• Supplied information:
##########
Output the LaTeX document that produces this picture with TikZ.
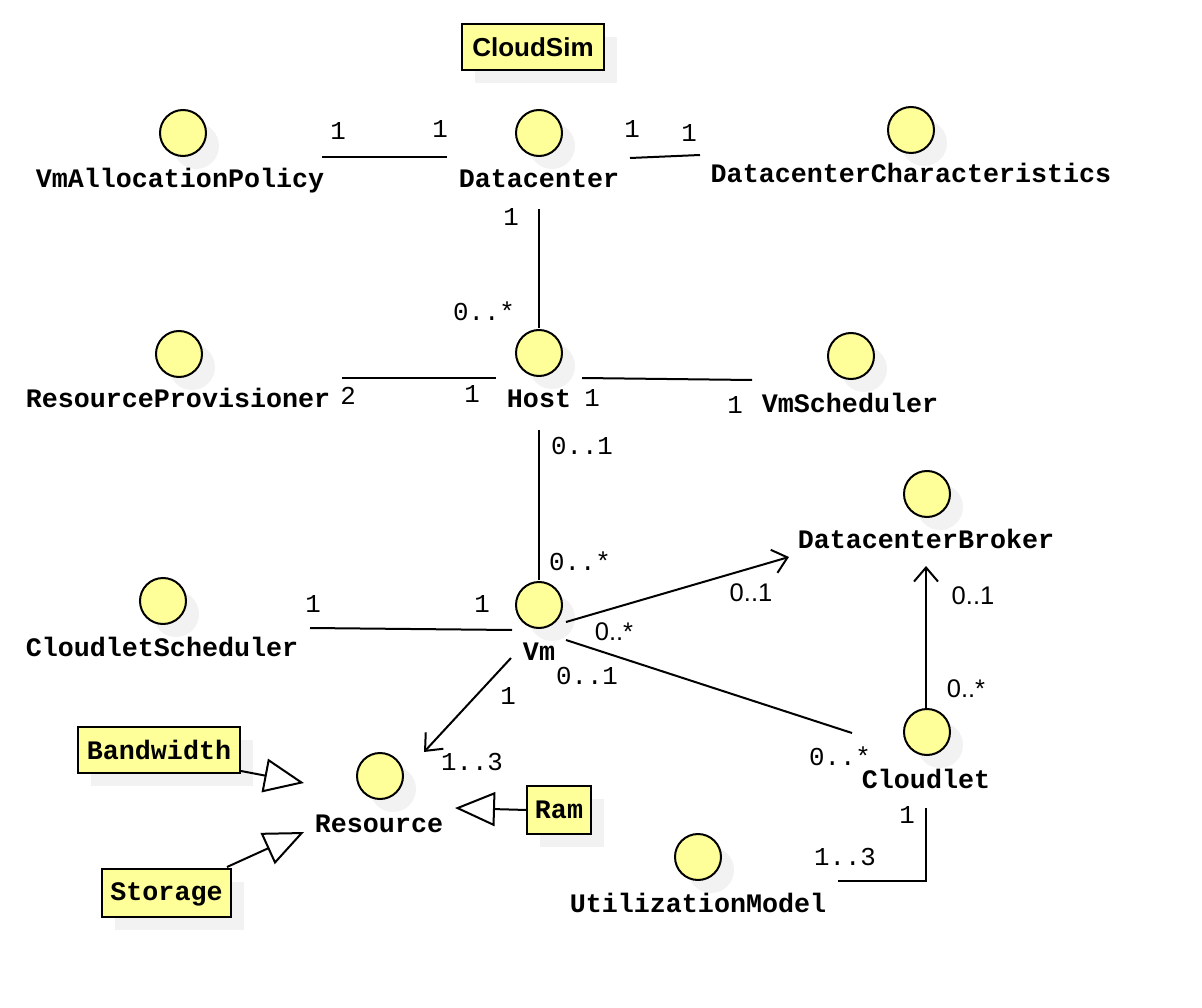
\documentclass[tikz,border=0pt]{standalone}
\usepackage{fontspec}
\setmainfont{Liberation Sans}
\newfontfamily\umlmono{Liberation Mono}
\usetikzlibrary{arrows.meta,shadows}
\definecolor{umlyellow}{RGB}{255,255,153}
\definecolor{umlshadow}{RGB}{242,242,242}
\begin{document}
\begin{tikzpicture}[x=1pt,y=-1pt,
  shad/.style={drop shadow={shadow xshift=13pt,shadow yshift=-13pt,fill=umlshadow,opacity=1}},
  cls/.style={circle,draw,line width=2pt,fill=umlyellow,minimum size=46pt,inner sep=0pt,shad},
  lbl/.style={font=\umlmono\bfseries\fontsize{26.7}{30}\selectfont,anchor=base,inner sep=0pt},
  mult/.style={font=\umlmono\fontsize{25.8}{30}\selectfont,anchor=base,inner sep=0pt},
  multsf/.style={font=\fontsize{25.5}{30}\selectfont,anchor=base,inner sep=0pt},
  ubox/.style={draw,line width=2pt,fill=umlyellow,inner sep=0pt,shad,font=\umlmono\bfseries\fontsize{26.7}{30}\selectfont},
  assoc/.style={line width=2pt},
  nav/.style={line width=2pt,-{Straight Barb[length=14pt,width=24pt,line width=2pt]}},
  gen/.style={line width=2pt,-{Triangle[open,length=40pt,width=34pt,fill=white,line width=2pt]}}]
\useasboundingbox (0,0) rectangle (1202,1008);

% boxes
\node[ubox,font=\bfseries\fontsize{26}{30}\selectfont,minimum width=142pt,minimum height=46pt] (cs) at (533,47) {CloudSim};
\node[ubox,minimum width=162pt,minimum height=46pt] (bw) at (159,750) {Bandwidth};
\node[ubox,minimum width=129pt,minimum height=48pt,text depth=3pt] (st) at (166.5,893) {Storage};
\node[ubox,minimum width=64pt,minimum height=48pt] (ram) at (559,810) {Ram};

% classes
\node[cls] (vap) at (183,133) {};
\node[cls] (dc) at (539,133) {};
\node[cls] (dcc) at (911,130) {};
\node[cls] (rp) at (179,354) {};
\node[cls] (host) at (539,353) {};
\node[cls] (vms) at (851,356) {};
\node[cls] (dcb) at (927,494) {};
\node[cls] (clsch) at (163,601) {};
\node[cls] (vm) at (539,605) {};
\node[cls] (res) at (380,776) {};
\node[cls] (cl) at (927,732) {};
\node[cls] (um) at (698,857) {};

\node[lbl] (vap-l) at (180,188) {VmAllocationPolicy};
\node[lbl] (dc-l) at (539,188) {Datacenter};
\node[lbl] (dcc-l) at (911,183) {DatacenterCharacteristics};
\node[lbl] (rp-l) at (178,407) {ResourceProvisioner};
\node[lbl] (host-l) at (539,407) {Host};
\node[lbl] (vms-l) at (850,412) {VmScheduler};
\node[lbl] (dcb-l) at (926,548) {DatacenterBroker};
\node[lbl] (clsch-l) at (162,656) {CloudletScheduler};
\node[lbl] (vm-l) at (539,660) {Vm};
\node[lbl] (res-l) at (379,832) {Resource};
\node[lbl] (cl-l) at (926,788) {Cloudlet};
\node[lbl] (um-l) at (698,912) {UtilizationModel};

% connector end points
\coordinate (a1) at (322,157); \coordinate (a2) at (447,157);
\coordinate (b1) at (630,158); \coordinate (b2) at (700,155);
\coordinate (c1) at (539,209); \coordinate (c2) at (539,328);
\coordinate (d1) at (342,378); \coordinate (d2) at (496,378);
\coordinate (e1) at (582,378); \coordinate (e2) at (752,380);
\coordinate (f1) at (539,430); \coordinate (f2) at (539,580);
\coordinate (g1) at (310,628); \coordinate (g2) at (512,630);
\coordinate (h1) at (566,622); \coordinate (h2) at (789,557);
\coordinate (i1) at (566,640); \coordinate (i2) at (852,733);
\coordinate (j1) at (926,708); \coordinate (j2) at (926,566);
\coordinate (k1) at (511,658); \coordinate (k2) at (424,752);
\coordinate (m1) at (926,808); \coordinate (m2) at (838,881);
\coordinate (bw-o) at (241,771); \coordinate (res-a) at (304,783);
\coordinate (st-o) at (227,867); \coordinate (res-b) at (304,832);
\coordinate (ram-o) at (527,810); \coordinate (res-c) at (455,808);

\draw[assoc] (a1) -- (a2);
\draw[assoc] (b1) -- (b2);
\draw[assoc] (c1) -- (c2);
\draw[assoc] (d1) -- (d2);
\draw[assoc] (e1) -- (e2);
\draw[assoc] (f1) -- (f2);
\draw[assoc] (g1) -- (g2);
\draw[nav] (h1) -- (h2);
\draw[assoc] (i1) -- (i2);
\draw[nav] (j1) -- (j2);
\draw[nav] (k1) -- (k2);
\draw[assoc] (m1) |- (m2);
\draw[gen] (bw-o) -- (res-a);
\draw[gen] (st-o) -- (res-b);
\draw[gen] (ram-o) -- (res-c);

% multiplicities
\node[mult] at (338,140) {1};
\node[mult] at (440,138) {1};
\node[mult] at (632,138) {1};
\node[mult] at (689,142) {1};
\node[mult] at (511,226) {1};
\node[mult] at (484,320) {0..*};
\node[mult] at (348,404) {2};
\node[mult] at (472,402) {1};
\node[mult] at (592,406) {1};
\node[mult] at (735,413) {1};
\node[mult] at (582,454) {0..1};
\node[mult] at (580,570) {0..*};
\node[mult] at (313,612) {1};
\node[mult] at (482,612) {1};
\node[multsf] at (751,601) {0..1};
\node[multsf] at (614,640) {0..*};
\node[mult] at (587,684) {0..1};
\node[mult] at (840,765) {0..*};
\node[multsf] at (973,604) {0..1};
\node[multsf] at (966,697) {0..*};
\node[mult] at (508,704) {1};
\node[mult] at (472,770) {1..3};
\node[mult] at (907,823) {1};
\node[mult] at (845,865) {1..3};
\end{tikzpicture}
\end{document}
##########
• Exercise prompt:
In the data above, please extract the lines from the first one through the line with "(0,0) rectangle (1202,1008);", exactly, and keep pictures out.

• Task solution:
Output the LaTeX document that produces this picture with TikZ.
\documentclass[tikz,border=0pt]{standalone}
\usepackage{fontspec}
\setmainfont{Liberation Sans}
\newfontfamily\umlmono{Liberation Mono}
\usetikzlibrary{arrows.meta,shadows}
\definecolor{umlyellow}{RGB}{255,255,153}
\definecolor{umlshadow}{RGB}{242,242,242}
\begin{document}
\begin{tikzpicture}[x=1pt,y=-1pt,
  shad/.style={drop shadow={shadow xshift=13pt,shadow yshift=-13pt,fill=umlshadow,opacity=1}},
  cls/.style={circle,draw,line width=2pt,fill=umlyellow,minimum size=46pt,inner sep=0pt,shad},
  lbl/.style={font=\umlmono\bfseries\fontsize{26.7}{30}\selectfont,anchor=base,inner sep=0pt},
  mult/.style={font=\umlmono\fontsize{25.8}{30}\selectfont,anchor=base,inner sep=0pt},
  multsf/.style={font=\fontsize{25.5}{30}\selectfont,anchor=base,inner sep=0pt},
  ubox/.style={draw,line width=2pt,fill=umlyellow,inner sep=0pt,shad,font=\umlmono\bfseries\fontsize{26.7}{30}\selectfont},
  assoc/.style={line width=2pt},
  nav/.style={line width=2pt,-{Straight Barb[length=14pt,width=24pt,line width=2pt]}},
  gen/.style={line width=2pt,-{Triangle[open,length=40pt,width=34pt,fill=white,line width=2pt]}}]
\useasboundingbox (0,0) rectangle (1202,1008);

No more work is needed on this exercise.